OTORITAS Jasa Keuangan (OJK) harus lebih ketat mengawasi kerahasiaan data nasabah perbankan. Terbongkarnya praktik jual-beli data nasabah pekan lalu jelas menunjukkan lemahnya pengawasan oleh OJK dan industri perbankan. Apalagi ada dugaan bahwa praktik yang telah terjadi sekian lama ini melibatkan orang dalam bank sendiri.
Gerak cepat Kepolisian Daerah Metro Jaya meringkus empat orang yang dituduh menggasak dana ratusan juta rupiah dengan memanipulasi data nasabah tentu patut diapresiasi. Tapi itu saja tak cukup. Seharusnya aparat penegak hukum juga melacak sumber kebocoran data nasabah itu, yakni sebuah situs bernama www.temanmarketing.com. Situs yang hingga kemarin tak ditutup itu bahkan mengklaim memiliki data lengkap nasabah bank di berbagai daerah di Indonesia.
Dari situs itulah para pencoleng membeli data identitas lengkap nasabah, lengkap dengan nomor telepon pribadi dan nama ibu kandung. Data tersebut kemudian digunakan untuk membobol kartu kredit nasabah dengan menghubungi customer service bank terkait untuk meminta penerbitan kartu baru dan perubahan e-mail, nomor telepon, hingga password nasabah.
Yang jadi pertanyaan tentu dari mana situs tersebut memperoleh data nasabah sedemikian lengkap. Polisi menduga data nasabah didapatkan melalui tukar-menukar informasi antar-tim pemasaran bank. Selain itu, perekaman data pribadi bisa terjadi dalam transaksi perdagangan online ataupun penyalahgunaan transaksi kartu kredit. Dari mana pun muasalnya, kebocoran data nasabah perbankan tak bisa dibiarkan terus terjadi.
Secara hukum, sudah tegas bahwa data nasabah bersifat rahasia dan tak boleh disebarluaskan. Undang-Undang Perbankan, juga peraturan dan surat edaran yang dikeluarkan OJK, melarang pemberian data nasabah kepada pihak ketiga. Dewan komisaris, direksi, pegawai bank, serta pihak yang terafiliasi dengan bank bisa dibui 2 hingga 4 tahun penjara dan didenda Rp 4-8 miliar jika membocorkan data nasabah.

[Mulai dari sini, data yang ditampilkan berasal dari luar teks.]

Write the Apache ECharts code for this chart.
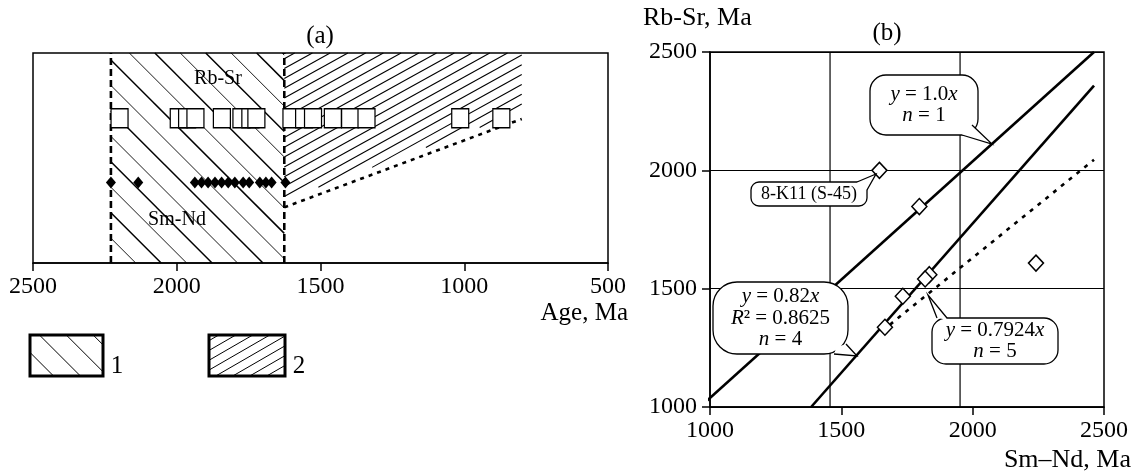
<!DOCTYPE html>
<html><head><meta charset="utf-8">
<script src="https://cdn.jsdelivr.net/npm/echarts@6/dist/echarts.min.js"></script>
<style>html,body{margin:0;padding:0;background:#fff}#c{width:1134px;height:472px}</style>
</head><body><div id="c"></div>
<script>
// ---------------- data: panel (a) ----------------
const ageRange = [500, 2500];
const ageInterval = 500;
const rbSrAges = [2199,1993,1964,1935,1843,1775,1744,1723,1601,1557,1526,1457,1397,1340,1014,871];
const smNdAges = [2229,2134,1937,1914,1891,1867,1844,1821,1798,1769,1748,1711,1690,1670,1622];
const rbSrRow = 0.689;   // relative row height of Rb-Sr squares
const smNdRow = 0.383;   // relative row height of Sm-Nd diamonds
const zone1Poly = [[2229,0],[2229,1],[1626,1],[1626,0]];
const zone2Poly = [[1626,1],[800,1],[800,0.72],[1626,0.30]];
const intervalBounds = [2229, 1626];
const zone2Edge = [[1626,0.265],[800,0.686]];

// ---------------- data: panel (b) ----------------
const axisRangeB = [1000, 2500];
const smNdPts = [1645,1797,2241,1835,1819,1734,1666];
const rbSrPts = [2000,1847,1608,1559,1541,1468,1337];
const lineA = [[962,1000],[2462,2500]];   // y = 1.0x
const lineB = [[1385,1000],[2462,2358]];  // y = 0.82x
const lineC = [[1685,1348],[2462,2045]];  // y = 0.7924x (dashed)
const gridX = [1457, 1952];

const F = 'Liberation Serif';

function hatch(poly, angleDeg, spacing, widths, z) {
  const a = angleDeg * Math.PI / 180;
  const d = [Math.cos(a), Math.sin(a)];
  const n = [-d[1], d[0]];
  const proj = poly.map(p => p[0]*n[0] + p[1]*n[1]);
  const cmin = Math.min(...proj), cmax = Math.max(...proj);
  const k0 = Math.ceil(cmin/spacing), k1 = Math.floor(cmax/spacing);
  const out = [];
  for (let k = k0; k <= k1; k++) {
    const c = k*spacing;
    const base = [c*n[0], c*n[1]];
    const ts = [];
    for (let i = 0; i < poly.length; i++) {
      const A = poly[i], B = poly[(i+1) % poly.length];
      const e = [B[0]-A[0], B[1]-A[1]];
      const den = d[0]*e[1] - d[1]*e[0];
      if (Math.abs(den) < 1e-9) continue;
      const w = [A[0]-base[0], A[1]-base[1]];
      const t = (w[0]*e[1] - w[1]*e[0]) / den;
      const s = (w[0]*d[1] - w[1]*d[0]) / den;
      if (s >= -1e-9 && s <= 1+1e-9) ts.push(t);
    }
    if (ts.length < 2) continue;
    const t0 = Math.min(...ts), t1 = Math.max(...ts);
    if (t1 - t0 < 0.5) continue;
    const lw = widths[((k % widths.length) + widths.length) % widths.length];
    const el = {type:'line', shape:{x1:base[0]+t0*d[0], y1:base[1]+t0*d[1], x2:base[0]+t1*d[0], y2:base[1]+t1*d[1]},
      style:{stroke:'#000', lineWidth:lw}};
    if (z !== undefined) el.z = z;
    out.push(el);
  }
  return out;
}

const zones = [
  {poly: zone1Poly, angle: 45, spacing: 18, widths: [1.5, 0.9]},
  {poly: zone2Poly, angle: -29, spacing: 8.6, widths: [1.1]}
];

function callout(x, y, w, h, r, b1, b2, tip, text, fs, lh) {
  const cx = x + w/2, cy = y + h/2;
  const mx = (b1[0]+b2[0])/2, my = (b1[1]+b2[1])/2;
  const len = Math.hypot(cx-mx, cy-my) || 1;
  const inner = [mx + (cx-mx)/len*4, my + (cy-my)/len*4];
  return [
    {type:'rect', z:100, shape:{x, y, width:w, height:h, r}, style:{fill:'#fff', stroke:'#000', lineWidth:1.3}},
    {type:'polygon', z:101, shape:{points:[b1, tip, b2, inner]}, style:{fill:'#fff'}},
    {type:'polyline', z:102, shape:{points:[b1, tip, b2]}, style:{stroke:'#000', lineWidth:1.3, fill:null}},
    {type:'text', z:103, x: cx, y: cy, style:{text, fontFamily:F, fontSize:fs, lineHeight:lh, fill:'#000',
      align:'center', verticalAlign:'middle', textAlign:'center', textVerticalAlign:'middle',
      rich:{i:{fontStyle:'italic', fontFamily:F, fontSize:fs, lineHeight:lh, fill:'#000'}}}}
  ];
}

function txt(x, y, text, fs, align) {
  return {type:'text', z:100, x, y, style:{text, fontFamily:F, fontSize:fs, fill:'#000',
    align: align||'center', verticalAlign:'middle', textAlign: align||'center', textVerticalAlign:'middle'}};
}

const legendBoxes = [
  {x:30, y:335, w:73, h:41, angle:45, spacing:19, label:'1'},
  {x:209, y:335, w:76, h:41, angle:-30, spacing:8.5, label:'2'}
];
let legendEls = [];
legendBoxes.forEach(b => {
  const poly = [[b.x,b.y],[b.x+b.w,b.y],[b.x+b.w,b.y+b.h],[b.x,b.y+b.h]];
  legendEls = legendEls.concat(hatch(poly, b.angle, b.spacing, [1], 50));
  legendEls.push({type:'rect', z:51, shape:{x:b.x, y:b.y, width:b.w, height:b.h}, style:{fill:null, stroke:'#000', lineWidth:3}});
  legendEls.push(txt(b.x + b.w + 14, b.y + 31, b.label, 25));
});

const graphics = [].concat(
  [txt(320, 36, '(a)', 25), txt(887, 33, '(b)', 25),
   txt(628, 313, 'Age, Ma', 25, 'right'),
   txt(643, 18, 'Rb-Sr, Ma', 26, 'left'),
   txt(1131, 460, 'Sm\u2013Nd, Ma', 26, 'right'),
   txt(218, 79, 'Rb-Sr', 20), txt(177, 220, 'Sm-Nd', 20)],
  legendEls,
  callout(870, 75, 108, 60, 16, [972,125], [962,135], [992,144], '{i|y} = 1.0{i|x}\n{i|n} = 1', 21, 21),
  callout(751, 182, 116, 24, 8, [857,182], [867,190], [876,174], '8-K11 (S-45)', 18, 18),
  callout(713, 282, 135, 72, 24, [834,354], [846,344], [857,356], '{i|y} = 0.82{i|x}\n{i|R}\u00b2 = 0.8625\n{i|n} = 4', 21, 21.5),
  callout(932, 318, 126, 46, 14, [937,318], [947,318], [928,295], '{i|y} = 0.7924{i|x}\n{i|n} = 5', 21, 21.5)
);

const plain = v => String(v);
const blackAxis = {lineStyle:{color:'#000', width:1.5}};
const series = [
  {type:'custom', xAxisIndex:0, yAxisIndex:0, z:1,
   data: zones.map((zn, i) => [zn.poly[0][0], zn.poly[0][1], i]),
   renderItem: function(params, api) {
     const zn = zones[api.value(2)];
     const px = zn.poly.map(p => api.coord(p));
     return {type:'group', children: hatch(px, zn.angle, zn.spacing, zn.widths)};
   }}
];
intervalBounds.forEach(x => series.push({type:'line', xAxisIndex:0, yAxisIndex:0, z:3, symbol:'none',
  data:[[x,0],[x,1]], lineStyle:{color:'#000', width:2.6, type:[7,4]}}));
series.push({type:'line', xAxisIndex:0, yAxisIndex:0, z:3, symbol:'none', data: zone2Edge,
  lineStyle:{color:'#000', width:2.6, type:[4,5]}});
series.push({type:'scatter', xAxisIndex:0, yAxisIndex:0, z:5, symbol:'rect', symbolSize:[17,19],
  data: rbSrAges.map(a => [a, rbSrRow]), itemStyle:{color:'#fff', opacity:1, borderColor:'#000', borderWidth:1.3}});
series.push({type:'scatter', xAxisIndex:0, yAxisIndex:0, z:5, symbol:'diamond', symbolSize:[10,12],
  data: smNdAges.map(a => [a, smNdRow]), itemStyle:{color:'#000', opacity:1}});
// panel b
gridX.forEach(x => series.push({type:'line', xAxisIndex:1, yAxisIndex:1, z:2, symbol:'none',
  data:[[x, axisRangeB[0]],[x, axisRangeB[1]]], lineStyle:{color:'#000', width:1.2}}));
series.push({type:'line', xAxisIndex:1, yAxisIndex:1, z:3, symbol:'none', clip:false, data: lineA,
  lineStyle:{color:'#000', width:2.6}});
series.push({type:'line', xAxisIndex:1, yAxisIndex:1, z:3, symbol:'none', clip:false, data: lineB,
  lineStyle:{color:'#000', width:2.6}});
series.push({type:'line', xAxisIndex:1, yAxisIndex:1, z:3, symbol:'none', data: lineC,
  lineStyle:{color:'#000', width:2.6, type:[4,6]}});
series.push({type:'scatter', xAxisIndex:1, yAxisIndex:1, z:5, symbol:'diamond', symbolSize:[15,16],
  data: smNdPts.map((x, i) => [x, rbSrPts[i]]), itemStyle:{color:'#fff', opacity:1, borderColor:'#000', borderWidth:1.5}});

const chart = echarts.init(document.getElementById('c'), null, {renderer:'canvas'});
chart.setOption({
  animation:false,
  backgroundColor:'#fff',
  grid:[
    {left:33, top:53, width:575, height:210, show:true, borderColor:'#000', borderWidth:1.5, backgroundColor:'transparent'},
    {left:710, top:52, width:394, height:355, show:true, borderColor:'#000', borderWidth:1.5, backgroundColor:'transparent'}
  ],
  xAxis:[
    {gridIndex:0, type:'value', min:ageRange[0], max:ageRange[1], interval:ageInterval, inverse:true,
     axisLine:blackAxis, axisTick:{length:8, lineStyle:{color:'#000', width:1.5}},
     axisLabel:{color:'#000', fontFamily:F, fontSize:24, margin:12, formatter:plain}, splitLine:{show:false}},
    {gridIndex:1, type:'value', min:axisRangeB[0], max:axisRangeB[1], interval:500,
     axisLine:blackAxis, axisTick:{length:8, lineStyle:{color:'#000', width:1.5}},
     axisLabel:{color:'#000', fontFamily:F, fontSize:24, margin:12, formatter:plain}, splitLine:{show:false}}
  ],
  yAxis:[
    {gridIndex:0, type:'value', min:0, max:1, show:false},
    {gridIndex:1, type:'value', min:axisRangeB[0], max:axisRangeB[1], interval:500,
     axisLine:blackAxis, axisTick:{length:8, lineStyle:{color:'#000', width:1.5}},
     axisLabel:{color:'#000', fontFamily:F, fontSize:24, margin:13, formatter:plain},
     splitLine:{show:true, lineStyle:{color:'#000', width:1.2}}}
  ],
  graphic: graphics,
  series: series
});
</script>
</body></html>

Bisnis bank amat mengandalkan kepercayaan nasabah. Tanpa hal itu, niscaya bisnis bank bakal runtuh. Kasus bocornya data pribadi yang terus-menerus terjadi ini jelas dapat menggerus kepercayaan publik pada kredibilitas bank-bank kita. Sudah saatnya perbankan membersihkan jajarannya dari sekelompok orang yang gemar menggunting dalam lipatan.
Selain itu, OJK bisa berperan lebih aktif mencegah praktik penipuan dengan memanfaatkan kebocoran data nasabah semacam ini. Praktik jual-beli data nasabah di dunia maya amat mudah dilacak. Tak terlampau sulit buat OJK melacak sumber data yang diperjualbelikan. Bank-bank yang terindikasi nakal perlu diawasi dengan lebih ketat.
Kasus pembobolan data nasabah perbankan yang terus berulang ini juga menunjukkan lemahnya perlindungan hukum terhadap data pribadi. Sudah saatnya pemerintah dan Dewan Perwakilan Rakyat duduk bersama menyelesaikan pembahasan Undang-Undang Perlindungan Data Pribadi. Hanya dengan cara itulah upaya pengamanan data nasabah bisa dilakukan dengan lebih baik.